Alliance Tobacco Corporation, Inc. v. Philippine Virginia Tobacco Administration
REITERATIONFacts
The Antecedents: Petitioner Alliance Tobacco Corporation, Inc. (Alliance) entered into a merchandising loan agreement with the Philippine Virginia Tobacco Administration (PVTA) for the purchase of flue-cured Virginia tobacco. Alliance shipped 174 bales of tobacco to Farmer's Virginia Tobacco Redrying Company, Inc. (FVTR), a contractee of PVTA. While 89 bales were graded and accepted, the remaining 174 bales were not due to alleged demands for money by FVTR personnel. Alliance was later informed by PVTA that these un-graded and un-weighed bales were considered accepted and were subject to the merchandising loan. Subsequently, these 174 bales were lost while in the possession of FVTR. Alliance demanded payment for the lost bales, but PVTA and FVTR refused. Procedural History: Petitioner filed a complaint against PVTA and FVTR for the value of the accepted bales, the lost bales, and attorney's fees. FVTR was declared in default. The parties stipulated facts regarding the 89 bales, and the trial court rendered a partial judgment. The lower court ruled that PVTA was not liable for the lost bales as they were not properly graded and weighed, and petitioner failed to present required documents. The Intermediate Appellate Court affirmed the lower court's decision. The Petition: Petitioner sought review, arguing that a perfected contract of sale existed between petitioner and PVTA for the lost bales, and that the appellate court's decision was not in accord with Supreme Court rulings.
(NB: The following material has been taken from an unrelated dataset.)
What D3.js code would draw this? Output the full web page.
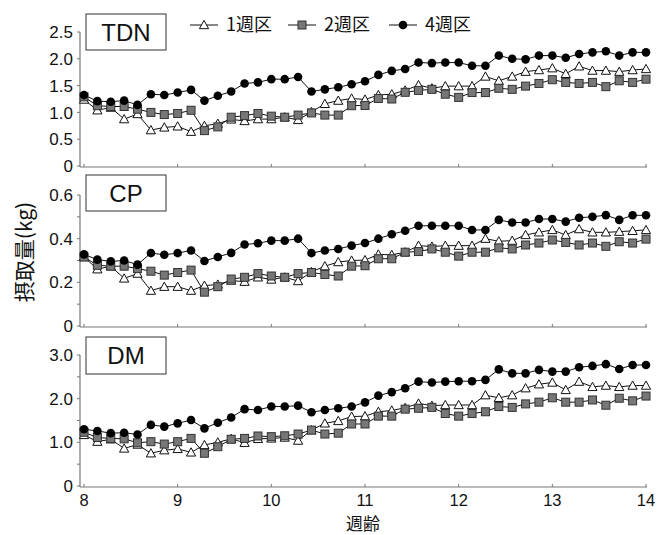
<!DOCTYPE html>
<html><head><meta charset="utf-8">
<script src="https://cdn.jsdelivr.net/npm/d3@7"></script>
<style>
html,body{margin:0;padding:0;background:#fff;}
svg{display:block;}
text{font-family:"Liberation Sans",Arial,"Noto Sans CJK JP",sans-serif;fill:#111;}
.cjk{font-family:"Noto Sans CJK JP","Noto Sans CJK SC",sans-serif;}
</style>
</head><body>
<svg id="c" width="659" height="535"></svg>
<script>
// Day index of each measurement (0..42), age in weeks = 8 + day/7
const days = d3.range(43);
const seriesNames = ["1週区", "2週区", "4週区"];
const panelNames = ["TDN", "CP", "DM"];

const tdn1 = [1.24,1.04,1.09,0.875,0.97,0.67,0.72,0.74,0.64,0.75,0.79,0.87,0.84,0.875,0.875,0.91,0.86,1.01,1.16,1.22,1.26,1.24,
  1.325,1.34,1.41,1.51,1.45,1.49,1.49,1.49,1.67,1.59,1.67,1.76,1.79,1.825,1.72,1.86,1.78,1.78,1.76,1.79,1.81];
const tdn2 = [1.29,1.125,1.11,1.11,1.06,1.00,0.96,0.98,1.04,0.66,0.73,0.91,0.94,0.98,0.93,0.91,0.95,0.99,0.95,0.95,1.125,1.13,
  1.26,1.25,1.375,1.41,1.43,1.34,1.28,1.37,1.37,1.45,1.43,1.49,1.54,1.61,1.56,1.54,1.56,1.48,1.59,1.56,1.62];
const tdn4 = [1.325,1.21,1.20,1.22,1.14,1.34,1.325,1.37,1.42,1.22,1.31,1.39,1.54,1.56,1.62,1.62,1.66,1.39,1.43,1.47,1.525,1.58,
  1.70,1.775,1.81,1.93,1.92,1.93,1.93,1.87,1.87,2.06,2.00,1.99,2.06,2.06,2.02,2.09,2.12,2.14,2.06,2.12,2.12];

const cp1 = [0.316,0.26,0.274,0.218,0.24,0.162,0.18,0.18,0.162,0.185,0.19,0.208,0.203,0.223,0.213,0.223,0.206,0.248,0.274,0.293,0.30,0.302,
  0.328,0.326,0.338,0.368,0.364,0.368,0.368,0.368,0.40,0.388,0.391,0.417,0.429,0.44,0.417,0.444,0.429,0.429,0.432,0.436,0.44];
const cp2 = [0.316,0.278,0.274,0.274,0.263,0.251,0.233,0.245,0.256,0.155,0.18,0.215,0.223,0.24,0.229,0.223,0.24,0.245,0.236,0.229,0.274,0.276,
  0.308,0.308,0.338,0.341,0.353,0.338,0.32,0.338,0.338,0.358,0.353,0.371,0.38,0.394,0.383,0.371,0.38,0.365,0.386,0.38,0.398];
const cp4 = [0.328,0.304,0.296,0.30,0.281,0.334,0.326,0.334,0.346,0.298,0.316,0.335,0.373,0.379,0.391,0.391,0.40,0.334,0.346,0.353,0.368,0.38,
  0.40,0.42,0.436,0.459,0.459,0.459,0.459,0.44,0.44,0.486,0.474,0.474,0.49,0.49,0.478,0.496,0.50,0.508,0.486,0.507,0.507];

const dm1 = [1.17,1.015,1.07,0.86,0.95,0.75,0.82,0.85,0.77,0.94,1.00,1.08,0.99,1.08,1.09,1.11,1.04,1.28,1.435,1.49,1.59,1.60,
  1.70,1.73,1.79,1.89,1.84,1.855,1.855,1.855,2.08,2.02,2.08,2.24,2.33,2.37,2.20,2.39,2.27,2.30,2.27,2.30,2.30];
const dm2 = [1.23,1.11,1.09,1.08,0.99,1.015,0.96,1.015,1.09,0.75,0.90,1.07,1.09,1.145,1.13,1.15,1.19,1.28,1.19,1.21,1.42,1.42,
  1.60,1.60,1.76,1.78,1.80,1.66,1.60,1.66,1.70,1.82,1.80,1.88,1.92,2.02,1.92,1.92,1.97,1.85,2.01,1.95,2.06];
const dm4 = [1.30,1.26,1.21,1.22,1.18,1.40,1.36,1.435,1.51,1.32,1.45,1.57,1.76,1.74,1.82,1.82,1.84,1.69,1.74,1.78,1.82,1.915,
  2.07,2.15,2.24,2.39,2.37,2.39,2.40,2.40,2.43,2.67,2.58,2.58,2.66,2.62,2.62,2.72,2.75,2.79,2.68,2.77,2.77];

const xTicks = [8, 9, 10, 11, 12, 13, 14];
const tdnTicks = [0, 0.5, 1.0, 1.5, 2.0, 2.5];
const cpTicks = [0, 0.1, 0.2, 0.3, 0.4, 0.5, 0.6];
const dmTicks = [0, 0.5, 1.0, 1.5, 2.0, 2.5, 3.0];

const panels = [
  {name: panelNames[0], data: [tdn1, tdn2, tdn4], max: 2.5, ticks: tdnTicks, labelEvery: 1,
   fmt: v => v === 0 ? "0" : d3.format(".1f")(v), y0: 166, y1: 32, box: [86, 14, 80, 36]},
  {name: panelNames[1], data: [cp1, cp2, cp4], max: 0.6, ticks: cpTicks, labelEvery: 2,
   fmt: v => v === 0 ? "0" : d3.format(".1f")(v), y0: 326, y1: 195, box: [86, 175, 80, 36]},
  {name: panelNames[2], data: [dm1, dm2, dm4], max: 3.0, ticks: dmTicks, labelEvery: 2,
   fmt: v => v === 0 ? "0" : d3.format(".1f")(v), y0: 486, y1: 355, box: [86, 337, 80, 37]}
];

const svg = d3.select("#c");
const x = d3.scaleLinear().domain([8, 14]).range([84, 646]);
const axisX0 = 80, axisX1 = 647;
const axisColor = "#777";

function drawMarker(g, type, cx, cy) {
  if (type === 0) {
    const s = 4.6;
    g.append("path")
      .attr("d", `M${cx},${cy - s}L${cx + s},${cy + s * 0.8}L${cx - s},${cy + s * 0.8}Z`)
      .attr("fill", "#fff").attr("stroke", "#111").attr("stroke-width", 1);
  } else if (type === 1) {
    const s = 4;
    g.append("rect").attr("x", cx - s).attr("y", cy - s).attr("width", 2 * s).attr("height", 2 * s)
      .attr("fill", "#777").attr("stroke", "#333").attr("stroke-width", 1);
  } else {
    g.append("circle").attr("cx", cx).attr("cy", cy).attr("r", 4.3).attr("fill", "#000");
  }
}

panels.forEach((p, pi) => {
  const y = d3.scaleLinear().domain([0, p.max]).range([p.y0, p.y1]);
  const g = svg.append("g");
  g.append("line").attr("x1", axisX0).attr("x2", axisX0).attr("y1", p.y1).attr("y2", p.y0 + 1)
    .attr("stroke", axisColor).attr("stroke-width", 1.2);
  g.append("line").attr("x1", axisX0).attr("x2", axisX1).attr("y1", p.y0 + 1).attr("y2", p.y0 + 1)
    .attr("stroke", axisColor).attr("stroke-width", 1.2);
  p.ticks.forEach((t, i) => {
    const yy = y(t);
    g.append("line").attr("x1", axisX0 - 3).attr("x2", axisX0).attr("y1", yy).attr("y2", yy)
      .attr("stroke", axisColor).attr("stroke-width", 1);
    if (i % p.labelEvery === 0) {
      g.append("text").attr("x", axisX0 - 7).attr("y", yy).attr("dy", "0.36em")
        .attr("text-anchor", "end").attr("font-size", 17).text(p.fmt(t));
    }
  });
  xTicks.forEach(t => {
    g.append("line").attr("x1", x(t)).attr("x2", x(t)).attr("y1", p.y0 + 1).attr("y2", p.y0 - 2)
      .attr("stroke", axisColor).attr("stroke-width", 1);
    if (pi === 2) {
      g.append("text").attr("x", x(t)).attr("y", 506).attr("text-anchor", "middle")
        .attr("font-size", 16.5).text(t);
    }
  });
  const line = d3.line().x((d, i) => x(8 + days[i] / 7)).y(d => y(d));
  p.data.forEach((arr) => {
    g.append("path").attr("d", line(arr)).attr("fill", "none").attr("stroke", "#111").attr("stroke-width", 1);
  });
  p.data.forEach((arr, si) => {
    arr.forEach((v, i) => drawMarker(g, si, x(8 + days[i] / 7), y(v)));
  });
  const [bx, by, bw, bh] = p.box;
  g.append("rect").attr("x", bx).attr("y", by).attr("width", bw).attr("height", bh)
    .attr("fill", "#fff").attr("stroke", "#333").attr("stroke-width", 1);
  g.append("text").attr("x", bx + bw / 2).attr("y", by + bh / 2).attr("dy", "0.36em")
    .attr("text-anchor", "middle").attr("font-size", 24).text(p.name);
});

// legend
const legX = [190, 288, 389];
seriesNames.forEach((n, si) => {
  const lx = legX[si], ly = 25;
  const g = svg.append("g");
  g.append("line").attr("x1", lx).attr("x2", lx + 28).attr("y1", ly).attr("y2", ly)
    .attr("stroke", "#111").attr("stroke-width", 1);
  drawMarker(g, si, lx + 14, ly);
  g.append("text").attr("class", "cjk").attr("x", lx + 36).attr("y", ly).attr("dy", "0.36em")
    .attr("font-size", 18).text(n);
});

// axis titles
svg.append("text").attr("class", "cjk").attr("x", 363).attr("y", 530).attr("text-anchor", "middle")
  .attr("font-size", 17).text("週齢");
svg.append("text").attr("class", "cjk").attr("transform", "translate(32,252) rotate(-90)")
  .attr("text-anchor", "middle").attr("font-size", 21).text("摂取量(kg)");
</script>
</body></html>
PVTA contended that without weighing and grading, the shipment was not accepted, and thus the contract was not perfected.
Issue(s)
Whether the delivery of 174 bales of tobacco to FVTR perfected the contract of sale between petitioner and PVTA. Whether PVTA is liable for the loss of the 174 bales of tobacco while in the possession of FVTR.
Ruling
The Supreme Court affirmed the appellate court's decision regarding the 89 bales but reversed it concerning the 174 lost bales. Respondent PVTA was ordered to pay petitioner the value of the lost 174 bales of tobacco, P28,382.00, with legal interest from the filing of the complaint. Any amounts due to PVTA from the merchandising loan would be offset by this payment. No costs were awarded.
Ratio Decidendi
On the issue of perfection of the contract of sale: The Court found that while under an ideal situation, the contract might not be considered perfected due to the lack of inspection, grading, and weighing as per Article 1475 of the Civil Code, the circumstances of the case warranted a different approach. The lower court had definitively found actual and physical delivery of the lost bales to FVTR. The Court distinguished this case from Santiago Virginia Tobacco Planters Association vs. PVTA by noting that here, the lower court established the fact of entrustment and delivery, and the FVTR's refusal to weigh and grade the remaining bales, coupled with its refusal to allow withdrawal, placed the petitioner in a "no win" situation. On the issue of PVTA's liability for the lost bales: The Civil Code provides that ownership transfers upon actual or constructive delivery, which occurs when the thing sold is placed in the control and possession of the vendee. In tobacco trading, actual delivery is pivotal, and the PVTA's established procedure, though akin to a contract of adhesion, meant that delivery to PVTA or its representative, and subsequent loss, left the trader empty-handed. The Court invoked equity and fair dealing, citing PVTA vs. De los Angeles, to hold that since PVTA had virtual control over the lost bales, their delivery to FVTR should be considered effective delivery to PVTA. Therefore, PVTA was liable for the value of the lost bales.
Main Doctrine
Delivery of goods to a contractee of a government corporation, even if not fully inspected, weighed, or graded according to a prescribed procedure, can perfect a contract of sale, especially when the seller is placed in a disadvantageous position due to the actions of the contractee and the government corporation, necessitating the application of equity.